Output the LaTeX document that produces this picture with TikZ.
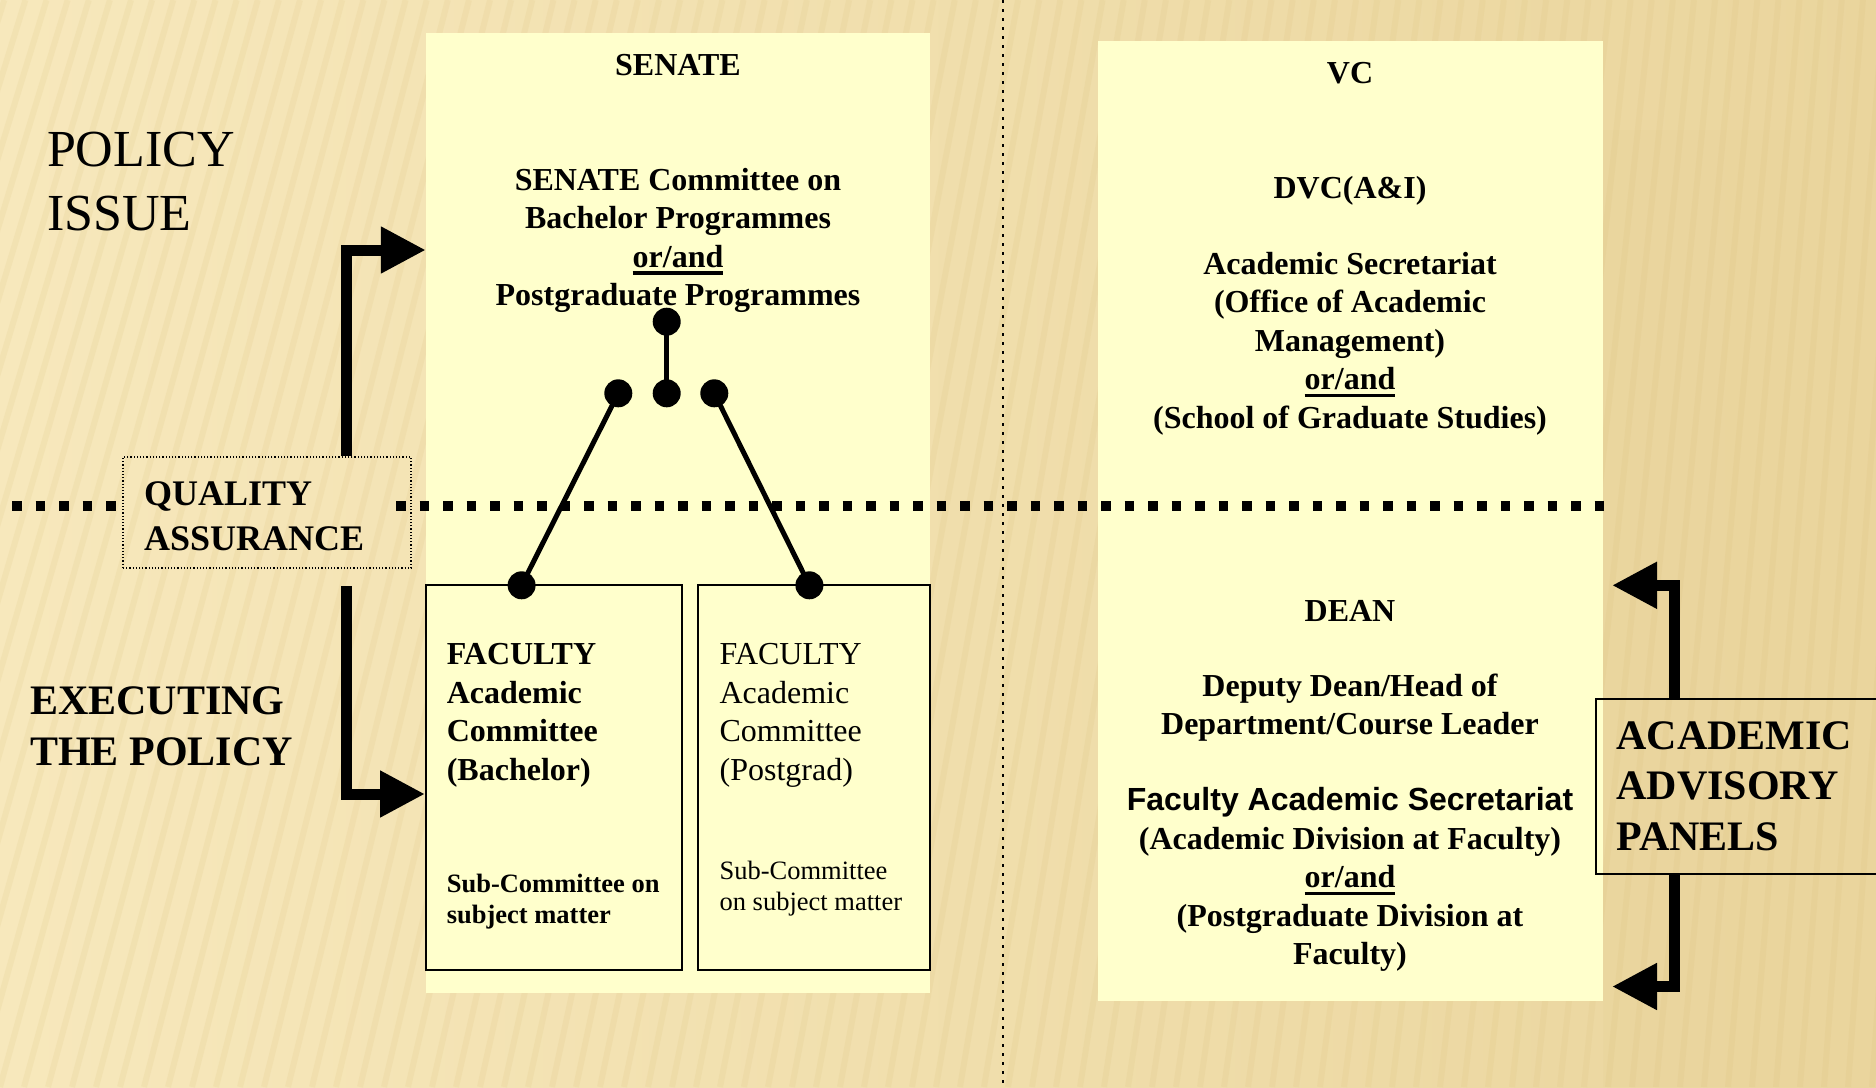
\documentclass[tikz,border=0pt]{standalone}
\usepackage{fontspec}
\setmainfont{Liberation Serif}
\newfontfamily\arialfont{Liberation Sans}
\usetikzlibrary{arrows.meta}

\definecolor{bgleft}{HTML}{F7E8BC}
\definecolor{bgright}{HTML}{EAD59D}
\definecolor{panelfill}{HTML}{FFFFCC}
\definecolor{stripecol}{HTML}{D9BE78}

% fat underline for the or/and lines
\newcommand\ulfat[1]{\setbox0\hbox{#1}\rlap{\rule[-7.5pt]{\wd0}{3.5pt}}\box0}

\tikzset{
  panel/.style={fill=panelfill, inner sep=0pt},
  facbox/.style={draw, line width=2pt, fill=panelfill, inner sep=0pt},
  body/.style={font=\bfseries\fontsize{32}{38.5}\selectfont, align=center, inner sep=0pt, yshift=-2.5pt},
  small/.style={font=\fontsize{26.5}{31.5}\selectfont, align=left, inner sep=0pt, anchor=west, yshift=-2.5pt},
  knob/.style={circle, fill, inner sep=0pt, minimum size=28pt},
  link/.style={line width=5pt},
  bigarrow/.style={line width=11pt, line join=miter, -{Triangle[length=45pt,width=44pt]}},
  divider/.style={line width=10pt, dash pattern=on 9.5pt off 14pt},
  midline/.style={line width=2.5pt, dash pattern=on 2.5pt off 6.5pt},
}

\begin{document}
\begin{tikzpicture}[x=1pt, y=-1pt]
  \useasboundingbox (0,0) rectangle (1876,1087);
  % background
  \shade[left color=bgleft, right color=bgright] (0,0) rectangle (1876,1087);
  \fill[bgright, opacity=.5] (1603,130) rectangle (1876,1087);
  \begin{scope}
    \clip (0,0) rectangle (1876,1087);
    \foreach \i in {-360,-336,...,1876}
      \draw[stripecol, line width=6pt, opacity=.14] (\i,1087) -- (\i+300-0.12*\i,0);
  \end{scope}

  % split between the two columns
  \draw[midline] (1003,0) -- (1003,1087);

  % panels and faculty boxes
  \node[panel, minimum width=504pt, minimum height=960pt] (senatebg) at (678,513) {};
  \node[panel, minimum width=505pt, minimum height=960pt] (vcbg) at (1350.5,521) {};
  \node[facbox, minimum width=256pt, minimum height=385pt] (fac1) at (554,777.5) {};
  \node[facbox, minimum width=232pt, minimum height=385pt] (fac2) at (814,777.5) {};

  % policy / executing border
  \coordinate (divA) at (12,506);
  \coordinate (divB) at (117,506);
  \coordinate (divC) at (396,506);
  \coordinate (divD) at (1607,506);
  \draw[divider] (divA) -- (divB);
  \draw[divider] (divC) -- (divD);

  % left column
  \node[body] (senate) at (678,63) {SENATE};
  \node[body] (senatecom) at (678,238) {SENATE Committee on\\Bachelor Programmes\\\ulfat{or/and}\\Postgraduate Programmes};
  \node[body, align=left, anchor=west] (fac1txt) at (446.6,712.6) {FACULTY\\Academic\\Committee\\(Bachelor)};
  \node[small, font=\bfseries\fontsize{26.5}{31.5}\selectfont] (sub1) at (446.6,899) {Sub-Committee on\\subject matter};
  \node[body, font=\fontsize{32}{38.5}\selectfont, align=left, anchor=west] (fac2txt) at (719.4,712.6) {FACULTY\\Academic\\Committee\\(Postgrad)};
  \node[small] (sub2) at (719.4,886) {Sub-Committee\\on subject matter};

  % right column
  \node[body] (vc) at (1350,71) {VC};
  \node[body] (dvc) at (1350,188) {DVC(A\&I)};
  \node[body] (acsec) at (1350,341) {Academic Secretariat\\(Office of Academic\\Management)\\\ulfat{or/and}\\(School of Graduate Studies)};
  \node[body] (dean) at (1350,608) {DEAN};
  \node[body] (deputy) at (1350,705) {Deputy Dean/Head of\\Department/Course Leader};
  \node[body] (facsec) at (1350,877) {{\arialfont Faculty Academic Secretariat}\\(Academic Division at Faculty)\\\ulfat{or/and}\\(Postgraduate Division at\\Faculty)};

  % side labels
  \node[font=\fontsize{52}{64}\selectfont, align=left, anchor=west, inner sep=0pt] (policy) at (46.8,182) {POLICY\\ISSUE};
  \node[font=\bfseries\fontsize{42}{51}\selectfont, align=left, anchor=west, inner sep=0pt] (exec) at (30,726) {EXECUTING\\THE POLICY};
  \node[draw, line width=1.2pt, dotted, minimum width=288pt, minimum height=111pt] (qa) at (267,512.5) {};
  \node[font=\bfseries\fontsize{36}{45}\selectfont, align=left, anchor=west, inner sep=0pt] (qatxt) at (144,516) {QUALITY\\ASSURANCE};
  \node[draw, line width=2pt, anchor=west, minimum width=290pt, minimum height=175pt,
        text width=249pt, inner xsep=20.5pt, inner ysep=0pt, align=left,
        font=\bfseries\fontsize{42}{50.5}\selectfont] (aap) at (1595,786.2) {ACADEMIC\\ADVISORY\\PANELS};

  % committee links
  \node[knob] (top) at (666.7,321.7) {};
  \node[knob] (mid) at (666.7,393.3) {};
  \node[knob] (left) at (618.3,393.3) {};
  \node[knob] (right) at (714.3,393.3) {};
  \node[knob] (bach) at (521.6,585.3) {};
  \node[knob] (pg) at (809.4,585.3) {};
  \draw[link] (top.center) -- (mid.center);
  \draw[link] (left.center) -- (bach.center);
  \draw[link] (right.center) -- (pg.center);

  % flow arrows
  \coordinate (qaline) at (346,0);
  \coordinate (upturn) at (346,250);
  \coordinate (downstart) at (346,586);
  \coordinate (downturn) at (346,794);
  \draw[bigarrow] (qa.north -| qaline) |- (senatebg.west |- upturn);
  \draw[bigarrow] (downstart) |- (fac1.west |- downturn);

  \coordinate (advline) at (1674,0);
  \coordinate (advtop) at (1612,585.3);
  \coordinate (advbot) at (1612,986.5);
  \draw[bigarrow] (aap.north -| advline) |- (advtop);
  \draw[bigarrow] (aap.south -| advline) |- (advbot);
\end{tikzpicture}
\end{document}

▶ _Your objective_
Omit the pictures and output all of the other material exactly.

▶ _Reply to the exercise_
Output the LaTeX document that produces this picture with TikZ.
\documentclass[tikz,border=0pt]{standalone}
\usepackage{fontspec}
\setmainfont{Liberation Serif}
\newfontfamily\arialfont{Liberation Sans}
\usetikzlibrary{arrows.meta}

\definecolor{bgleft}{HTML}{F7E8BC}
\definecolor{bgright}{HTML}{EAD59D}
\definecolor{panelfill}{HTML}{FFFFCC}
\definecolor{stripecol}{HTML}{D9BE78}

% fat underline for the or/and lines
\newcommand\ulfat[1]{\setbox0\hbox{#1}\rlap{\rule[-7.5pt]{\wd0}{3.5pt}}\box0}

\tikzset{
  panel/.style={fill=panelfill, inner sep=0pt},
  facbox/.style={draw, line width=2pt, fill=panelfill, inner sep=0pt},
  body/.style={font=\bfseries\fontsize{32}{38.5}\selectfont, align=center, inner sep=0pt, yshift=-2.5pt},
  small/.style={font=\fontsize{26.5}{31.5}\selectfont, align=left, inner sep=0pt, anchor=west, yshift=-2.5pt},
  knob/.style={circle, fill, inner sep=0pt, minimum size=28pt},
  link/.style={line width=5pt},
  bigarrow/.style={line width=11pt, line join=miter, -{Triangle[length=45pt,width=44pt]}},
  divider/.style={line width=10pt, dash pattern=on 9.5pt off 14pt},
  midline/.style={line width=2.5pt, dash pattern=on 2.5pt off 6.5pt},
}

\begin{document}
\begin{tikzpicture}[x=1pt, y=-1pt]
  \useasboundingbox (0,0) rectangle (1876,1087);
  % background
  \shade[left color=bgleft, right color=bgright] (0,0) rectangle (1876,1087);
  \fill[bgright, opacity=.5] (1603,130) rectangle (1876,1087);
  \begin{scope}
    \clip (0,0) rectangle (1876,1087);
    \foreach \i in {-360,-336,...,1876}
      \draw[stripecol, line width=6pt, opacity=.14] (\i,1087) -- (\i+300-0.12*\i,0);
  \end{scope}

  % split between the two columns
  \draw[midline] (1003,0) -- (1003,1087);

  % panels and faculty boxes
  \node[panel, minimum width=504pt, minimum height=960pt] (senatebg) at (678,513) {};
  \node[panel, minimum width=505pt, minimum height=960pt] (vcbg) at (1350.5,521) {};
  \node[facbox, minimum width=256pt, minimum height=385pt] (fac1) at (554,777.5) {};
  \node[facbox, minimum width=232pt, minimum height=385pt] (fac2) at (814,777.5) {};

  % policy / executing border
  \coordinate (divA) at (12,506);
  \coordinate (divB) at (117,506);
  \coordinate (divC) at (396,506);
  \coordinate (divD) at (1607,506);
  \draw[divider] (divA) -- (divB);
  \draw[divider] (divC) -- (divD);

  % left column
  \node[body] (senate) at (678,63) {SENATE};
  \node[body] (senatecom) at (678,238) {SENATE Committee on\\Bachelor Programmes\\\ulfat{or/and}\\Postgraduate Programmes};
  \node[body, align=left, anchor=west] (fac1txt) at (446.6,712.6) {FACULTY\\Academic\\Committee\\(Bachelor)};
  \node[small, font=\bfseries\fontsize{26.5}{31.5}\selectfont] (sub1) at (446.6,899) {Sub-Committee on\\subject matter};
  \node[body, font=\fontsize{32}{38.5}\selectfont, align=left, anchor=west] (fac2txt) at (719.4,712.6) {FACULTY\\Academic\\Committee\\(Postgrad)};
  \node[small] (sub2) at (719.4,886) {Sub-Committee\\on subject matter};

  % right column
  \node[body] (vc) at (1350,71) {VC};
  \node[body] (dvc) at (1350,188) {DVC(A\&I)};
  \node[body] (acsec) at (1350,341) {Academic Secretariat\\(Office of Academic\\Management)\\\ulfat{or/and}\\(School of Graduate Studies)};
  \node[body] (dean) at (1350,608) {DEAN};
  \node[body] (deputy) at (1350,705) {Deputy Dean/Head of\\Department/Course Leader};
  \node[body] (facsec) at (1350,877) {{\arialfont Faculty Academic Secretariat}\\(Academic Division at Faculty)\\\ulfat{or/and}\\(Postgraduate Division at\\Faculty)};

  % side labels
  \node[font=\fontsize{52}{64}\selectfont, align=left, anchor=west, inner sep=0pt] (policy) at (46.8,182) {POLICY\\ISSUE};
  \node[font=\bfseries\fontsize{42}{51}\selectfont, align=left, anchor=west, inner sep=0pt] (exec) at (30,726) {EXECUTING\\THE POLICY};
  \node[draw, line width=1.2pt, dotted, minimum width=288pt, minimum height=111pt] (qa) at (267,512.5) {};
  \node[font=\bfseries\fontsize{36}{45}\selectfont, align=left, anchor=west, inner sep=0pt] (qatxt) at (144,516) {QUALITY\\ASSURANCE};
  \node[draw, line width=2pt, anchor=west, minimum width=290pt, minimum height=175pt,
        text width=249pt, inner xsep=20.5pt, inner ysep=0pt, align=left,
        font=\bfseries\fontsize{42}{50.5}\selectfont] (aap) at (1595,786.2) {ACADEMIC\\ADVISORY\\PANELS};

  % committee links
  \node[knob] (top) at (666.7,321.7) {};
  \node[knob] (mid) at (666.7,393.3) {};
  \node[knob] (left) at (618.3,393.3) {};
  \node[knob] (right) at (714.3,393.3) {};
  \node[knob] (bach) at (521.6,585.3) {};
  \node[knob] (pg) at (809.4,585.3) {};
  \draw[link] (top.center) -- (mid.center);
  \draw[link] (left.center) -- (bach.center);
  \draw[link] (right.center) -- (pg.center);

  % flow arrows
  \coordinate (qaline) at (346,0);
  \coordinate (upturn) at (346,250);
  \coordinate (downstart) at (346,586);
  \coordinate (downturn) at (346,794);
  \draw[bigarrow] (qa.north -| qaline) |- (senatebg.west |- upturn);
  \draw[bigarrow] (downstart) |- (fac1.west |- downturn);

  \coordinate (advline) at (1674,0);
  \coordinate (advtop) at (1612,585.3);
  \coordinate (advbot) at (1612,986.5);
  \draw[bigarrow] (aap.north -| advline) |- (advtop);
  \draw[bigarrow] (aap.south -| advline) |- (advbot);
\end{tikzpicture}
\end{document}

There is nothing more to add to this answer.